Characterized by subtle observation and wry wit ("If my words disarm, it's just my charm"), Ramos's lyrics embody a restlessness coupled with Tony Jay's signature hopeful resignation. "I wonder if the birds will return this year." Here are the daily ins and outs of heartache, isolation, and yearning. But here too is attention, a will to go on even amidst surrender. Tony Jay will "Walk up that hill without you / for the hundred thousandth time." Ideal company for those days when you're not sure you'll ever make it out the door, Perfect Worlds is a welcome reminder that, "You don't have to make decisions/ the grass will continue to grow."

Studded with instant classics, Tony Jay's new album encapsulates the isolation and loneliness of the past few years. "I watch my neighbor install new lights on his home / I'm quite concerned they'll keep me awake all night." Dreams decay and worlds dissolve. Time passes, tapes get rewound. But even tracks with titles such as "Without Connection" have a way of making listeners feel less alone — comforted by the knowledge that, "From way up here the waves look calm."

With a track called "In Daly City" and song openers like, "The morning news brings in more stories of displacement," this album further solidifies Tony Jay's position as a bard of the Bay. And while Perfect Worlds focuses primarily on the interpersonal and the everyday, it manages to allow moments to accrue, and to let in the larger context: "Isn't it obvious that we're running out of time / like ice in a jar, it melts every time. If the world has your back / then who has your eyes."

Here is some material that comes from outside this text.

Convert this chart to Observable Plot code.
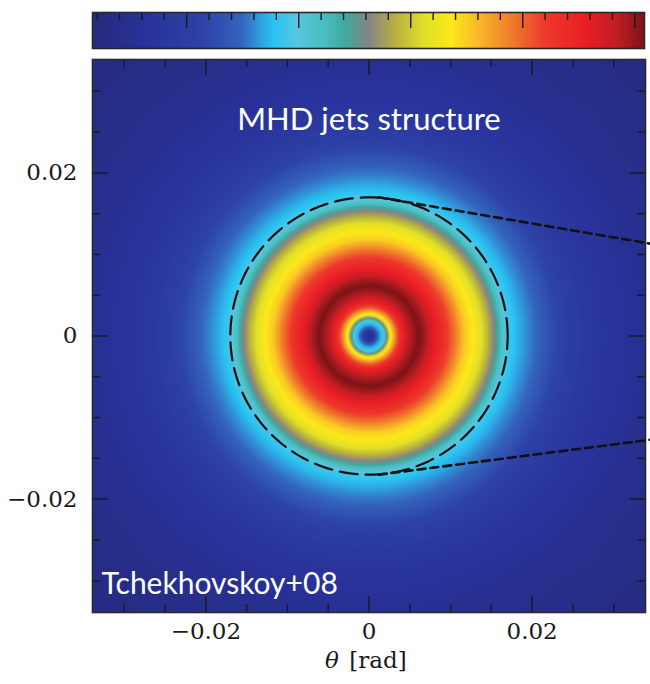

"In a perfect world I'd find a place down in the basement," begins the title track, and the refrain repeats, "You just can't escape it." Interspersed with otherworldly instrumental tracks that call to mind a machine struggling to work underwater, whale mating calls (could they be robo whales?) combined with droning synth, horns, chimes, this album also provides space for listeners to make new worlds of their own. Our times may be inescapable, but we're fortunate to be able to wall ourselves in with fantasies of our own creation alongside Perfect Worlds.